The feature works with Bitcoin (BTC), Ethereum (ETH), Ethereum Classic (ETC), Litecoin (LTC), 0x (ZRX) and Bitcoin Cash (BCH). It is only available to U.S. customers for now, but the company plans to roll out the feature to other countries too.
Let’s look at the fees more closely. If you live in Europe or the U.S., every time you buy or sell cryptocurrencies using USD or EUR, you pay at least 1.49 percent in fees on top of the spread (the difference between the highest selling price and the lowest purchasing price). Fees are even higher if you’re using a credit or debit card.
Coinbase says that the spread between a fiat currency and a cryptocurrency should be around 0.5 percent but may vary depending on the trading pair and the order queue.

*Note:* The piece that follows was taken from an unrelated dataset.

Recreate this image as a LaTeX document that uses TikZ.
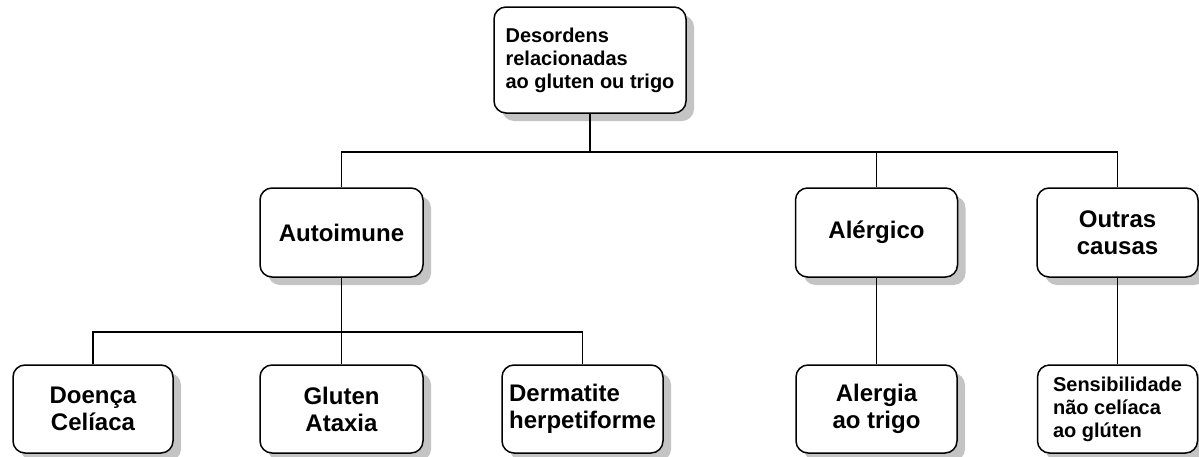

If you buy or sell less than 200 USD or equivalent, fees get much more expensive. For instance, a $10 order will generate $0.99 in fees, or 9.9 percent. Customers pay 3 percent in fees for a $100 order.
But the good news is that it’s a completely different story with token-to-token transactions. Coinbase doesn’t charge you any markup fee — but there’s some inevitable spread. And with some obscure trading pairs (exchanging ZRX for BCH for instance), you might end up paying around 1 percent in spread. Still, it’s a much better user experience for those who just want to trade on Coinbase.
Without even mentioning other exchanges, Coinbase Pro users have been able to trade between multiple cryptocurrencies for a long time. But Coinbase is still the entry gate for many new cryptocurrency users.
Disclosure: I own small amounts of various cryptocurrencies.